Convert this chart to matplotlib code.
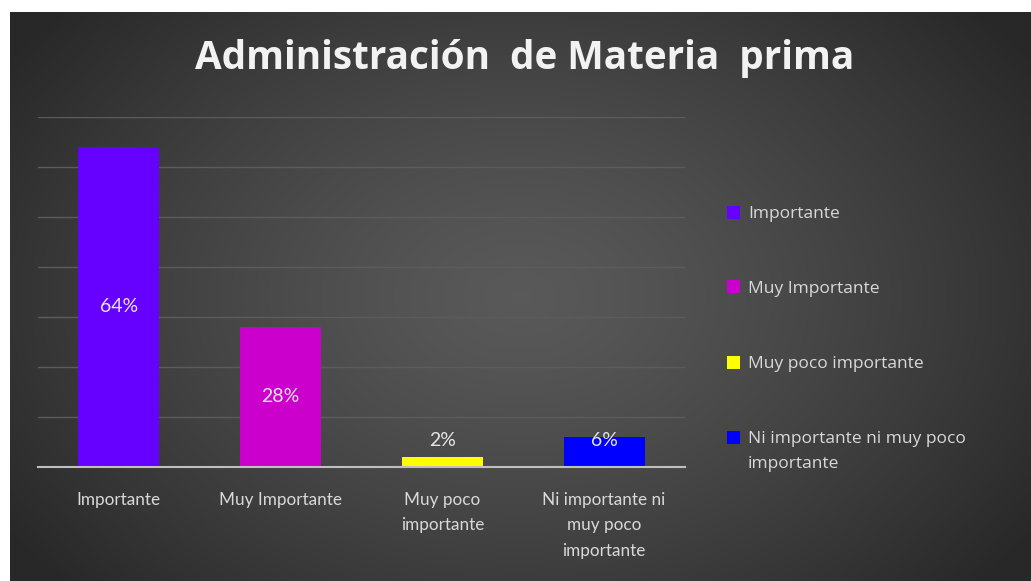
import numpy as np
import matplotlib.pyplot as plt
from matplotlib.patches import Rectangle

categorias = ["Importante", "Muy Importante", "Muy poco\nimportante", "Ni importante ni\nmuy poco\nimportante"]
leyenda = ["Importante", "Muy Importante", "Muy poco importante", "Ni importante ni muy poco\nimportante"]
valores = [0.64, 0.28, 0.02, 0.06]
colores = ["#6600FF", "#CC00CC", "#FFFF00", "#0000FF"]

plt.rcParams['font.family'] = ['Lato', 'DejaVu Sans']

W, H = 1031, 581
fig = plt.figure(figsize=(W / 100, H / 100), dpi=100)
fig.patch.set_facecolor("white")

# fondo oscuro con degradado radial
bg = fig.add_axes([10 / W, 0, 1 - 10 / W, 569 / H])
yy, xx = np.mgrid[0:1:300j, 0:1:500j]
r = np.sqrt(((xx - 0.5) / 0.6) ** 2 + ((yy - 0.5) / 0.75) ** 2)
g = 0.35 - 0.19 * np.clip(r, 0, 1) ** 1.3
bg.imshow(np.dstack([g, g, g]), aspect="auto", extent=[0, 1, 0, 1])
bg.set_axis_off()

ax = fig.add_axes([38 / W, (H - 467) / H, (685 - 38) / W, 350 / H])
ax.set_facecolor("none")
x = np.arange(len(valores))
barras = ax.bar(x, valores, width=0.5, color=colores, zorder=3)
ax.set_xlim(-0.5, 3.5)
ax.set_ylim(0, 0.7)
ax.set_yticks(np.arange(0, 0.71, 0.1))
ax.yaxis.grid(True, color="#5c5c5c", linewidth=1)
ax.tick_params(axis="y", left=False, labelleft=False)
ax.tick_params(axis="x", length=0, pad=18, labelsize=12.3, colors="#d9d9d9")
ax.set_xticks(x)
ax.set_xticklabels(categorias, linespacing=1.72)
for s in ["top", "right", "left"]:
    ax.spines[s].set_visible(False)
ax.spines["bottom"].set_color("#bfbfbf")
ax.spines["bottom"].set_linewidth(1.5)
ax.spines["bottom"].set_zorder(4)

for xi, v in zip(x, valores):
    ax.text(xi, max(v / 2, 0.052), f"{v:.0%}", ha="center", va="center",
            fontsize=14, color="#e6e6e6", zorder=5)

fig.text(525 / W, 1 - 59 / H, "Administración  de Materia  prima", ha="center",
         va="center", fontsize=27.8, fontweight="bold", color="#f2f2f2",
         family=["Open Sans", "DejaVu Sans"])

# leyenda a la derecha
for i, (lab, c) in enumerate(zip(leyenda, colores)):
    yc = 1 - (212 + 75 * i) / H
    fig.add_artist(Rectangle((727 / W, yc - 6.5 / H), 13 / W, 13 / H,
                             facecolor=c, transform=fig.transFigure))
    fig.text(748 / W, yc + 6 / H, lab, ha="left", va="top", fontsize=12.5,
             color="#d9d9d9", linespacing=1.75, family=["Open Sans", "DejaVu Sans"])

fig.savefig("out.png", dpi=100, facecolor="white")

::::

Starting with the first line of the data above and ending with the line containing "bg.set_axis_off()", please restate every line exactly, leaving images out.

Convert this chart to matplotlib code.
import numpy as np
import matplotlib.pyplot as plt
from matplotlib.patches import Rectangle

categorias = ["Importante", "Muy Importante", "Muy poco\nimportante", "Ni importante ni\nmuy poco\nimportante"]
leyenda = ["Importante", "Muy Importante", "Muy poco importante", "Ni importante ni muy poco\nimportante"]
valores = [0.64, 0.28, 0.02, 0.06]
colores = ["#6600FF", "#CC00CC", "#FFFF00", "#0000FF"]

plt.rcParams['font.family'] = ['Lato', 'DejaVu Sans']

W, H = 1031, 581
fig = plt.figure(figsize=(W / 100, H / 100), dpi=100)
fig.patch.set_facecolor("white")

# fondo oscuro con degradado radial
bg = fig.add_axes([10 / W, 0, 1 - 10 / W, 569 / H])
yy, xx = np.mgrid[0:1:300j, 0:1:500j]
r = np.sqrt(((xx - 0.5) / 0.6) ** 2 + ((yy - 0.5) / 0.75) ** 2)
g = 0.35 - 0.19 * np.clip(r, 0, 1) ** 1.3
bg.imshow(np.dstack([g, g, g]), aspect="auto", extent=[0, 1, 0, 1])
bg.set_axis_off()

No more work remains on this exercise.